5. Responding to purposeful button-pushing
Tweens may purposefully test boundaries and push buttons to assert their independence. When faced with intentional provocations, it’s essential not to take it personally. Instead, maintain your composure and respond calmly. Avoid getting caught in power struggles and instead focus on finding constructive solutions. Encourage open dialogue, active listening, and problem-solving together. I know it may feel like you have an alien living in your home when they do this, but I promise, this too shall pass.
6. Encourage healthy outlets
Tweens often have a surplus of energy and emotions that need an outlet. Encourage your’s to engage in activities that help them channel their energy in a positive way. It could be sports, art, music, or any other hobby they enjoy (even safe gaming, don’t shoot the messenger). Providing them with healthy outlets allows them to express themselves and reduce stress, which can contribute to better emotional regulation.
7. Practice active listening
When your tween is expressing their thoughts or concerns, practice active listening. Give them your full attention, maintain eye contact, and show genuine interest in what they have to say. Reflect on what they’ve shared to ensure you understand their perspective. By actively listening, you create a safe space for open communication and strengthen your bond with your tween. It doesn’t matter how boring the topic is or confusing the lingo; give it a go.
8. Seek support and self-care
Parenting a tween can be challenging, especially when additional factors like ADHD come into play. It’s important to recognise when you need support and to prioritise self-care. Reach out to support groups, parenting forums, or professionals who specialise in ADHD or parenting. Share experiences, seek advice, and learn from others who have faced similar challenges. Taking care of your own well-being is crucial for being a patient and understanding parent.
9. Teach coping skills
Help your tween develop healthy coping skills to navigate complex emotions and situations. This could include deep breathing exercises, journaling, mindfulness activities (think adult colouring or complex Lego), or engaging in hobbies that bring them joy. By teaching them these skills, you empower them to take control of their emotions and build resilience in the face of challenges.
10. Celebrate successes
There will be enough to argue about over the next few years, so remember to recognise and celebrate your tween’s achievements, both big and small. Acknowledge their efforts, growth, and positive behaviours. Celebrating successes boosts their self-confidence and reinforces positive behaviours, creating a supportive and encouraging environment for their development.
Parenting a tween is a journey that tests our patience, resilience, and emotional balance.
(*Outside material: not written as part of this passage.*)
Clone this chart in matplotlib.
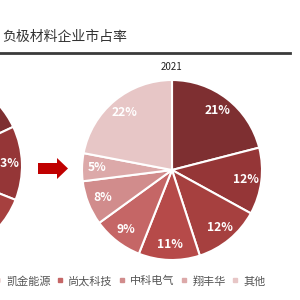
import matplotlib
matplotlib.use("Agg")
import matplotlib.pyplot as plt
from matplotlib.lines import Line2D
from matplotlib.patches import FancyArrow

plt.rcParams['font.family'] = ['Noto Sans CJK SC', 'DejaVu Sans']

companies = ["贝特瑞", "杉杉股份", "璞泰来", "凯金能源", "尚太科技", "中科电气", "翔丰华", "其他"]
share_2020 = [18, 13, 12, 11, 9, 7, 6, 24]
share_2021 = [21, 12, 12, 11, 9, 8, 5, 22]
colors = ["#7E2F31", "#953637", "#A6403F", "#B64A49", "#C56666", "#D18C8C", "#DCA9A9", "#E7C6C6"]

W = H = 300


def pie_axes(fig, cx, cy, r):
    return fig.add_axes([(cx - r) / W, (H - cy - r) / H, 2 * r / W, 2 * r / H])


def draw_pie(ax, vals):
    ax.pie(vals, colors=colors, startangle=90, counterclock=False,
           autopct=lambda p: f"{p:.0f}%", pctdistance=0.83,
           wedgeprops=dict(edgecolor="white", linewidth=1.5),
           textprops=dict(color="white", fontsize=8.7, fontweight="bold"))
    ax.set_xlim(-1, 1)
    ax.set_ylim(-1, 1)
    ax.axis("off")


fig = plt.figure(figsize=(3, 3), dpi=100)

# title and rule
fig.text(2 / W, 1 - 37 / H, "负极材料企业市占率", fontsize=10, color="#333333",
         ha="left", va="center")
fig.add_artist(Line2D([0, 290 / W], [1 - 53 / H] * 2, color="#3A3A3A", lw=2))

# 2020 pie, mostly off canvas to the left
draw_pie(pie_axes(fig, -70, 166, 92), share_2020)

# 2021 pie
draw_pie(pie_axes(fig, 172, 170, 90), share_2021)
fig.text(172 / W, 1 - 67 / H, "2021", fontsize=7, color="#222222", ha="center", va="center")

# arrow between pies
fig.add_artist(FancyArrow(
    38 / W, 1 - 168.5 / H, 19 / W, 0, width=11 / H, head_width=21 / H, head_length=11 / W,
    length_includes_head=False, color="#C00000", lw=0, transform=fig.transFigure))

# legend (first entries run off the left edge)
handles = [Line2D([], [], marker="s", ls="", color=c, markersize=3) for c in colors]
fig.legend(handles, companies, ncol=8, loc="center right", bbox_to_anchor=(276 / W, 1 - 281 / H),
           frameon=False, fontsize=8, handlelength=0.6, handletextpad=0.45, columnspacing=0.55,
           labelcolor="#555555")

fig.savefig("out.png", dpi=100)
It’s about finding the delicate balance between setting boundaries and fostering independence while also managing our own emotions. As I continue to navigate this ever-changing phase with Tyler, I’ve learned to approach it with empathy, understanding, and a healthy dose of humour. By acknowledging our own humanity, adjusting our discipline strategies, and forgiving ourselves for the moments when we falter, we can forge a stronger connection with our tweens and grow together through this exciting, albeit challenging, chapter of parenthood.